Studies show that Environmental, Social and Governance investments as more resilient than other strategies and that companies with high ESG ratings tend to outperform their peers. Yet old-school bottom-line watchers, fiduciary purists, insist this is nonsense. 

These bottom-line Puritans have gathered their forces around a line of defense as they seek to discredit ESG’s ideals: that socially responsible, impact strategies will falter in the next recession. 

“To critics, underperformance of ESG strategies during a down market would be another affirmation that values-aligned investing is associated with below market-rate returns,” says Avi Deutsch, a principal at the asset management firm Vodia Capital. “ Every nay-sayer in every investment committee or legacy financial institution would have additional ammunition to try and shut out ESG.”

New Evidence Favors ESG

It’s important to note that in a downturn, private markets may prove more resilient, buffering impact investors from the pain of pursuing ESG strategies in public markets. In public markets, share prices may move south in lockstep – as they did in 2008, at least in the beginning when it seemed the world was coming to an end. 

When investors caught their breath, the search for bargains and yield commenced, and  investors went into stocks likely to boom: for example, Walmart, Ross Stores, McDonald’s, and H&R Block. None of them rank notably high on ESG metrics (though Walmart appears to be trying). 

Since those dark days, a large body of evidence – and even more anecdotal conjecture – has emerged to argue that companies with high ESG ratings will take the punch of a recession better than their values-neutral peers.  For instance, a January 2019 reportbased on 2,800 global stocks by the BlackRock Investment Institute that concluded ESG portfolios can be more resilient in downturn scenarios. 

Studies of recent market volatility provides even greater reason for optimism. 

  • An analysis by the financial research firm Morningstar of S&P 500 stocks during the most volatile week of 2018 found that almost two-thirds of all sustainable funds in the U.S. finished in the top half of their respective sectoral categories.
  • ETF.com, which tracks exchange traded funds, found that last year 17 of the largest 26 such ETFs out-performed the sector’s conventional bench mark – the Vanguard Total World Stock ETF. 
  • Bank of America/Merrill Lynch reported in 2018 that investors who only bought stocks with above-average environmental and social scores would have avoided more than 90% of bankruptcies that occurred in the S&P 500 since 2005. 

Room for debate

For all this evidence, the relative immaturity of ESG strategies makes bold predictions difficult. It also creates a yawning void into which ideologues of all sides can project their hopes and fears. As a result:

  • Impact evangelists point to the growing popularity of sustainable strategies as evidence of their effectiveness.

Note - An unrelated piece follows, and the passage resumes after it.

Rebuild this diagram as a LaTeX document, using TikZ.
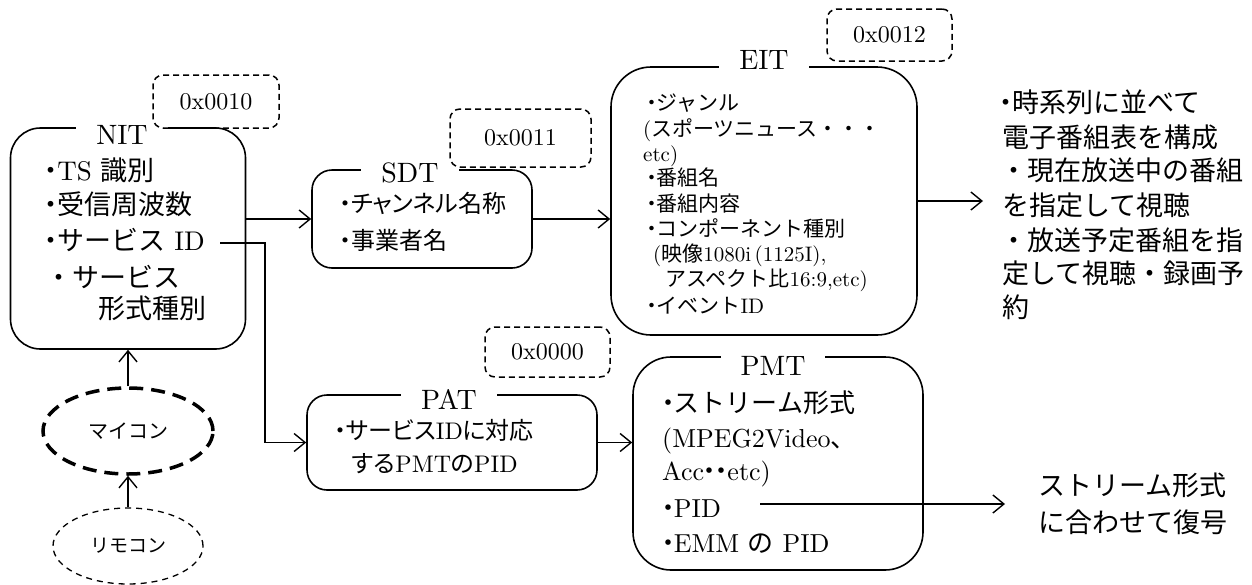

ESG AUM grew from about $8.7 trillion to $12 trillion from 2016 to 2018, according to the US Forum for Sustainable and Responsible Investment.  
  • Fiduciary Puritans (those who think that nothing other than returns should govern investment strategy) argue there is insufficient historical data to posit that ESG strategies will do any better than traditional approaches, and some reason to believe they’ll do worse. 

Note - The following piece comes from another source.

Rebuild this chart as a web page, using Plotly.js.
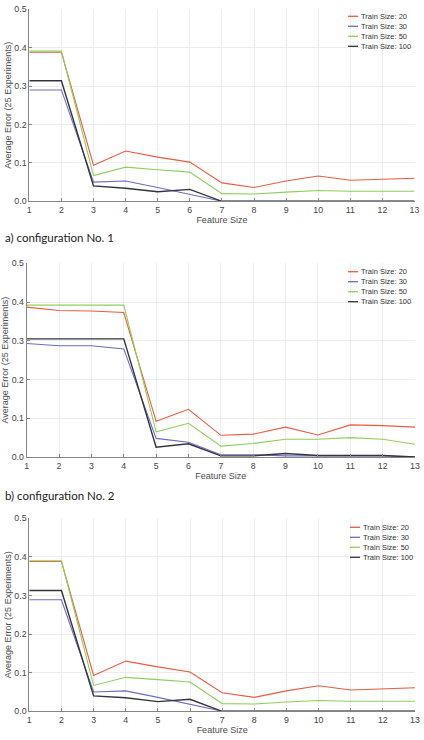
<!DOCTYPE html>
<html>
<head>
<meta charset="utf-8">
<script src="https://cdn.plot.ly/plotly-3.0.1.min.js"></script>
<style>html,body{margin:0;padding:0;background:#fff;}#chart{width:424px;height:740px;}</style>
</head>
<body>
<div id="chart"></div>
<script>
// ---- data ----
const featureSize = [1,2,3,4,5,6,7,8,9,10,11,12,13];
const seriesNames = ["Train Size: 20","Train Size: 30","Train Size: 50","Train Size: 100"];
const captions = ["a) configuration No. 1","b) configuration No. 2"];
const xTitle = "Feature Size";
const yTitle = "Average Error (25 Experiments)";

// configuration No. 1
const c1_ts20  = [0.388,0.388,0.094,0.131,0.115,0.102,0.048,0.036,0.053,0.066,0.055,0.058,0.060];
const c1_ts30  = [0.290,0.290,0.050,0.053,0.036,0.018,0.000,0.000,0.000,0.000,0.000,0.000,0.000];
const c1_ts50  = [0.391,0.391,0.067,0.089,0.082,0.076,0.020,0.019,0.024,0.028,0.026,0.026,0.026];
const c1_ts100 = [0.314,0.314,0.040,0.034,0.025,0.031,0.000,0.000,0.000,0.000,0.000,0.000,0.000];

// configuration No. 2
const c2_ts20  = [0.387,0.378,0.377,0.373,0.092,0.123,0.056,0.059,0.077,0.057,0.083,0.081,0.077];
const c2_ts30  = [0.293,0.287,0.287,0.279,0.048,0.038,0.006,0.006,0.003,0.003,0.003,0.003,0.000];
const c2_ts50  = [0.392,0.392,0.392,0.392,0.065,0.087,0.028,0.035,0.046,0.046,0.050,0.046,0.033];
const c2_ts100 = [0.305,0.305,0.305,0.305,0.025,0.034,0.003,0.003,0.009,0.004,0.004,0.004,0.000];

// third panel (unlabelled)
const c3_ts20  = [0.388,0.388,0.093,0.130,0.115,0.102,0.048,0.036,0.053,0.066,0.055,0.058,0.061];
const c3_ts30  = [0.289,0.289,0.050,0.053,0.036,0.018,0.000,0.000,0.000,0.000,0.000,0.000,0.000];
const c3_ts50  = [0.390,0.390,0.067,0.088,0.082,0.076,0.020,0.019,0.024,0.028,0.026,0.026,0.026];
const c3_ts100 = [0.313,0.313,0.040,0.035,0.025,0.031,0.000,0.000,0.000,0.000,0.000,0.000,0.000];

const colors = ["#ec5b40","#6b6bc8","#8fcf5c","#34343c"];
const widths = [1.1,1.1,1.1,1.4];

// ---- layout helpers ----
const W = 424, H = 740;
const fx = p => p / W;
const fy = p => 1 - p / H;

const panels = [
  {data:[c1_ts20,c1_ts30,c1_ts50,c1_ts100], left:29.3, right:414.5, top:9.3, bottom:201.3, legTop:16.3, legX:348},
  {data:[c2_ts20,c2_ts30,c2_ts50,c2_ts100], left:26.7, right:415,   top:263.3, bottom:457, legTop:271.7, legX:348},
  {data:[c3_ts20,c3_ts30,c3_ts50,c3_ts100], left:29.3, right:415,   top:518.3, bottom:711.3, legTop:527.3, legX:350}
];

const traces = [];
const layout = {
  width: W, height: H,
  margin: {l:0, r:0, t:0, b:0},
  paper_bgcolor: "#ffffff",
  plot_bgcolor: "#ffffff",
  showlegend: false,
  font: {family: "Liberation Sans, Arial, sans-serif", color: "#4a4a4a", size: 8.5},
  shapes: [],
  annotations: []
};

panels.forEach((p, i) => {
  const n = i + 1;
  const xa = n === 1 ? "x" : "x" + n;
  const ya = n === 1 ? "y" : "y" + n;
  [0,1,2,3].forEach(s => {
    traces.push({
      x: featureSize, y: p.data[s], name: seriesNames[s],
      type: "scatter", mode: "lines",
      line: {color: colors[s], width: widths[s]},
      xaxis: xa, yaxis: ya, showlegend: false
    });
  });
  const axCommon = {
    showline: true, linecolor: "#858585", linewidth: 1,
    showgrid: true, gridcolor: "#ededed", gridwidth: 1,
    zeroline: false, ticks: "inside", ticklen: 3, tickcolor: "#858585",
    tickfont: {size: 8.8, color: "#444444", family: "Liberation Sans, Arial, sans-serif"},
    fixedrange: true
  };
  layout[n === 1 ? "xaxis" : "xaxis" + n] = Object.assign({}, axCommon, {
    domain: [fx(p.left), fx(p.right)],
    anchor: ya, range: [1, 13], dtick: 1, tick0: 1,
    title: {text: xTitle, standoff: 2, font: {size: 9, color: "#4d4d4d"}},
    automargin: false
  });
  layout[n === 1 ? "yaxis" : "yaxis" + n] = Object.assign({}, axCommon, {
    domain: [fy(p.bottom), fy(p.top)],
    anchor: xa, range: [0, 0.5], dtick: 0.1, tick0: 0, tickformat: ".1f",
    title: {text: yTitle, standoff: 1, font: {size: 9, color: "#4d4d4d"}},
    automargin: false
  });
  // legend block
  seriesNames.forEach((name, s) => {
    const yy = p.legTop + s * 10;
    layout.shapes.push({
      type: "line", xref: "paper", yref: "paper",
      x0: fx(p.legX), x1: fx(p.legX + 10), y0: fy(yy), y1: fy(yy),
      line: {color: colors[s], width: 1.3}
    });
    layout.annotations.push({
      xref: "paper", yref: "paper", x: fx(p.legX + 11), y: fy(yy),
      xanchor: "left", yanchor: "middle", showarrow: false,
      text: name, font: {size: 7.5, color: "#333333", family: "Liberation Sans, Arial, sans-serif"}
    });
  });
});

// captions
layout.annotations.push({
  xref: "paper", yref: "paper", x: fx(3), y: fy(237.5), xanchor: "left", yanchor: "middle",
  showarrow: false, text: captions[0], font: {size: 11.5, color: "#222222", family: "Lato, Noto Sans, sans-serif"}
});
layout.annotations.push({
  xref: "paper", yref: "paper", x: fx(3), y: fy(495), xanchor: "left", yanchor: "middle",
  showarrow: false, text: captions[1], font: {size: 11.5, color: "#222222", family: "Lato, Noto Sans, sans-serif"}
});

Plotly.newPlot("chart", traces, layout, {staticPlot: true, displayModeBar: false});
</script>
</body>
</html>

“There’s still a belief on Wall Street that people are product driven, says Jeffrey Gitterman, a leading voice in the ESG investment world and co-founder of Gitterman Wealth Management.” 

But what they’re not understanding is that millennials, and women as well, but millennials particularly, they’re really identifying with the purpose and the brand behind the product.” (See Karma’s earlier interview with Gitterman). 

The bottom line, Gitterman says, is that ESG is for real, its focus on governance and other sustainable metrics provide resilience, and its critics are kidding themselves.

Like a Dog with a Bone

But until there is a recession to test all this once and for all, don’t expect ESG’s critics to go away. 

In a speech in June, a Trump appointee to the Securities and Exchange Commission evoked Puritan New England to warned that ESG is being used like  “a Scarlet Letter” to hamper the ability of some companies to raise money on public markets.

Well, yes, that’s the point, isn’t it? But let’s allow Commissioner Hester Peirce put the case in her own words: 

“We are seeing a similar scarlet letter phenomenon in today’s modern, but no less flawed world …. in which corporations are being assessed according to Environmental, Social, and Governance (ESG) factors. Here too we see labeling based on incomplete information, public shaming, and shunning wrapped in moral rhetoric preached with cold-hearted, self-righteous oblivion to the consequences, which ultimately fall on real people. 

“In our purportedly enlightened era, we pin scarlet letters on allegedly offending corporations without bothering much about facts and circumstances and seemingly without caring about the unwarranted harm such labeling can engender.” 
Peirce’s speech is part of a campaign afoot in the Trump administration to slow the factors driving the growth of mission-driven investing generally (see last week’s column on the SEC’s attack on proxy advisors).

In the end, it will take a real recession to put this debate to bed. Until then, the evidence suggests ESG data is a good way of sewing resilience into your portfolio.